Goal
Can you pull out each line of the data below that includes the word "page"?

Information shown
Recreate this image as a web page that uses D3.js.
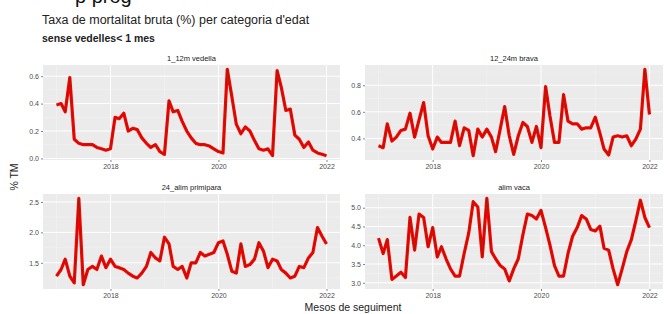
<!DOCTYPE html>
<html>
<head>
<meta charset="utf-8">
<script src="https://cdn.jsdelivr.net/npm/d3@7"></script>
<style>
    body { margin: 0; background: #fff; }
    svg { display: block; font-family: "Liberation Sans", Arial, sans-serif; }
</style>
</head>
<body>
<div id="chart"></div>
<script>
// Monthly follow-up, Jan 2017 .. Jan 2022
const months = d3.timeMonth.range(new Date(2017, 0, 1), new Date(2022, 1, 1));

const panelNames = ['1_12m vedella', '12_24m brava', '24_alim primipara', 'alim vaca'];

const tmVedella = [0.39, 0.40, 0.34, 0.59, 0.14, 0.11, 0.10, 0.10, 0.10, 0.08,
    0.07, 0.06, 0.07, 0.30, 0.29, 0.33, 0.20, 0.22, 0.21, 0.15,
    0.11, 0.08, 0.10, 0.05, 0.03, 0.42, 0.34, 0.35, 0.27, 0.20,
    0.15, 0.11, 0.10, 0.10, 0.09, 0.07, 0.05, 0.04, 0.65, 0.45,
    0.25, 0.18, 0.23, 0.20, 0.13, 0.07, 0.06, 0.07, 0.02, 0.64,
    0.52, 0.35, 0.36, 0.17, 0.14, 0.08, 0.12, 0.06, 0.04, 0.03,
    0.02];

const tmBrava = [0.345, 0.33, 0.51, 0.38, 0.41, 0.46, 0.47, 0.59, 0.41, 0.54,
    0.67, 0.42, 0.32, 0.41, 0.37, 0.37, 0.37, 0.53, 0.345, 0.48,
    0.46, 0.27, 0.47, 0.41, 0.47, 0.41, 0.30, 0.47, 0.64, 0.42,
    0.28, 0.42, 0.52, 0.49, 0.37, 0.49, 0.33, 0.79, 0.57, 0.37,
    0.37, 0.73, 0.53, 0.51, 0.51, 0.47, 0.48, 0.48, 0.56, 0.44,
    0.32, 0.275, 0.41, 0.42, 0.41, 0.42, 0.345, 0.395, 0.47, 0.92,
    0.58];

const tmPrimipara = [1.28, 1.39, 1.56, 1.28, 1.17, 2.56, 1.14, 1.39, 1.44, 1.39,
    1.61, 1.42, 1.56, 1.44, 1.42, 1.39, 1.33, 1.28, 1.25, 1.33,
    1.44, 1.67, 1.58, 1.53, 1.92, 1.81, 1.44, 1.39, 1.44, 1.25,
    1.50, 1.50, 1.67, 1.61, 1.64, 1.67, 1.83, 1.86, 1.64, 1.36,
    1.33, 1.81, 1.44, 1.47, 1.56, 1.83, 1.69, 1.42, 1.56, 1.53,
    1.39, 1.33, 1.25, 1.28, 1.44, 1.42, 1.58, 1.67, 2.08, 1.94,
    1.81];

const tmVaca = [4.19, 3.78, 4.15, 3.09, 3.18, 3.28, 3.14, 4.74, 3.87, 4.83,
    4.74, 3.96, 4.47, 3.69, 3.96, 3.64, 3.37, 3.18, 3.18, 3.78,
    4.33, 5.16, 5.02, 3.69, 5.25, 3.83, 3.64, 3.46, 3.37, 3.05,
    3.37, 3.64, 4.28, 4.83, 4.79, 4.70, 4.93, 4.47, 4.01, 3.46,
    3.18, 3.18, 3.78, 4.24, 4.47, 4.79, 4.70, 4.42, 4.38, 4.51,
    3.92, 3.87, 3.37, 2.95, 3.37, 3.83, 4.15, 4.65, 5.20, 4.74,
    4.47];

const yTicksVedella = [0.0, 0.2, 0.4, 0.6];
const yTicksBrava = [0.4, 0.6, 0.8];
const yTicksPrimipara = [1.5, 2.0, 2.5];
const yTicksVaca = [3.0, 3.5, 4.0, 4.5, 5.0];

const xTickYears = [2018, 2020, 2022];
const xMinorYears = [2017, 2019, 2021];

// facet layout (ggplot facet_wrap, free scales)
const width = 667, height = 314;
const colX = [[43, 340], [365, 663]];
const rowY = [[65, 160], [194, 289]];

const panels = [
    { name: panelNames[0], values: tmVedella, yTicks: yTicksVedella, col: 0, row: 0 },
    { name: panelNames[1], values: tmBrava, yTicks: yTicksBrava, col: 1, row: 0 },
    { name: panelNames[2], values: tmPrimipara, yTicks: yTicksPrimipara, col: 0, row: 1 },
    { name: panelNames[3], values: tmVaca, yTicks: yTicksVaca, col: 1, row: 1 }
];

const svg = d3.select('#chart')
    .append('svg')
    .attr('width', width)
    .attr('height', height);

// heading of the page above, cut off by the top edge as in the picture
svg.append('text')
    .attr('x', 75)
    .attr('y', 3)
    .style('font-size', '20px')
    .attr('fill', '#111')
    .text('p prog');

svg.append('text')
    .attr('x', 42)
    .attr('y', 24)
    .style('font-size', '12.5px')
    .attr('fill', '#222')
    .text("Taxa de mortalitat bruta (%) per categoria d'edat");

svg.append('text')
    .attr('x', 42)
    .attr('y', 42)
    .style('font-size', '10.5px')
    .style('font-weight', 'bold')
    .attr('fill', '#222')
    .text('sense vedelles< 1 mes');

// padded time domain, like ggplot expansion of 5%
const tExtent = d3.extent(months);
const tSpan = tExtent[1] - tExtent[0];
const tDomain = [new Date(+tExtent[0] - tSpan * 0.05), new Date(+tExtent[1] + tSpan * 0.05)];

panels.forEach(p => {
    const [x0, x1] = colX[p.col];
    const [y0, y1] = rowY[p.row];

    const x = d3.scaleTime().domain(tDomain).range([x0, x1]);
    const ext = d3.extent(p.values);
    const pad = (ext[1] - ext[0]) * 0.05;
    const y = d3.scaleLinear().domain([ext[0] - pad, ext[1] + pad]).range([y1, y0]);

    const g = svg.append('g');

    g.append('rect')
        .attr('x', x0)
        .attr('y', y0)
        .attr('width', x1 - x0)
        .attr('height', y1 - y0)
        .attr('fill', '#ebebeb');

    // minor grid
    const step = p.yTicks[1] - p.yTicks[0];
    const yMinor = [p.yTicks[0] - step / 2].concat(p.yTicks.map(v => v + step / 2))
        .filter(v => v > y.domain()[0] && v < y.domain()[1]);
    g.selectAll('.ymin')
        .data(yMinor)
        .enter().append('line')
        .attr('x1', x0).attr('x2', x1)
        .attr('y1', d => y(d)).attr('y2', d => y(d))
        .attr('stroke', '#f5f5f5')
        .attr('stroke-width', 0.5);

    g.selectAll('.xmin')
        .data(xMinorYears.map(yr => new Date(yr, 0, 1)).filter(d => d > tDomain[0] && d < tDomain[1]))
        .enter().append('line')
        .attr('x1', d => x(d)).attr('x2', d => x(d))
        .attr('y1', y0).attr('y2', y1)
        .attr('stroke', '#f5f5f5')
        .attr('stroke-width', 0.5);

    // major grid
    g.selectAll('.ymaj')
        .data(p.yTicks)
        .enter().append('line')
        .attr('x1', x0).attr('x2', x1)
        .attr('y1', d => y(d)).attr('y2', d => y(d))
        .attr('stroke', '#fff')
        .attr('stroke-width', 1);

    const xTicks = xTickYears.map(yr => new Date(yr, 0, 1)).filter(d => d <= tDomain[1]);
    g.selectAll('.xmaj')
        .data(xTicks)
        .enter().append('line')
        .attr('x1', d => x(d)).attr('x2', d => x(d))
        .attr('y1', y0).attr('y2', y1)
        .attr('stroke', '#fff')
        .attr('stroke-width', 1);

    // series
    const line = d3.line()
        .x((d, i) => x(months[i]))
        .y(d => y(d));

    g.append('path')
        .datum(p.values)
        .attr('d', line)
        .attr('fill', 'none')
        .attr('stroke', '#ff0000')
        .attr('stroke-width', 3.2)
        .attr('stroke-linejoin', 'round');

    g.append('path')
        .datum(p.values)
        .attr('d', line)
        .attr('fill', 'none')
        .attr('stroke', '#4a3a10')
        .attr('stroke-width', 1)
        .attr('stroke-opacity', 0.5)
        .attr('stroke-linejoin', 'round');

    // axes
    const yAxis = g.append('g')
        .attr('transform', `translate(${x0},0)`)
        .call(d3.axisLeft(y).tickValues(p.yTicks).tickFormat(d3.format('.1f')).tickSize(2).tickPadding(2));
    const xAxis = g.append('g')
        .attr('transform', `translate(0,${y1})`)
        .call(d3.axisBottom(x).tickValues(xTicks).tickFormat(d3.timeFormat('%Y')).tickSize(2).tickPadding(2));

    [yAxis, xAxis].forEach(ax => {
        ax.select('.domain').remove();
        ax.selectAll('.tick line').attr('stroke', '#333').attr('stroke-width', 0.6);
        ax.selectAll('.tick text')
            .attr('fill', '#4d4d4d')
            .style('font-size', '7px')
            .style('font-family', '"Liberation Sans", Arial, sans-serif');
    });

    // strip label
    g.append('text')
        .attr('x', (x0 + x1) / 2)
        .attr('y', y0 - 4)
        .attr('text-anchor', 'middle')
        .attr('fill', '#1a1a1a')
        .style('font-size', '7.5px')
        .text(p.name);
});

svg.append('text')
    .attr('transform', `translate(18,${(rowY[0][0] + rowY[1][1]) / 2}) rotate(-90)`)
    .attr('text-anchor', 'middle')
    .attr('fill', '#222')
    .style('font-size', '10.5px')
    .text('% TM');

svg.append('text')
    .attr('x', (colX[0][0] + colX[1][1]) / 2)
    .attr('y', 311)
    .attr('text-anchor', 'middle')
    .attr('fill', '#222')
    .style('font-size', '10.5px')
    .text('Mesos de seguiment');
</script>
</body>
</html>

The response
Recreate this image as a web page that uses D3.js.
// heading of the page above, cut off by the top edge as in the picture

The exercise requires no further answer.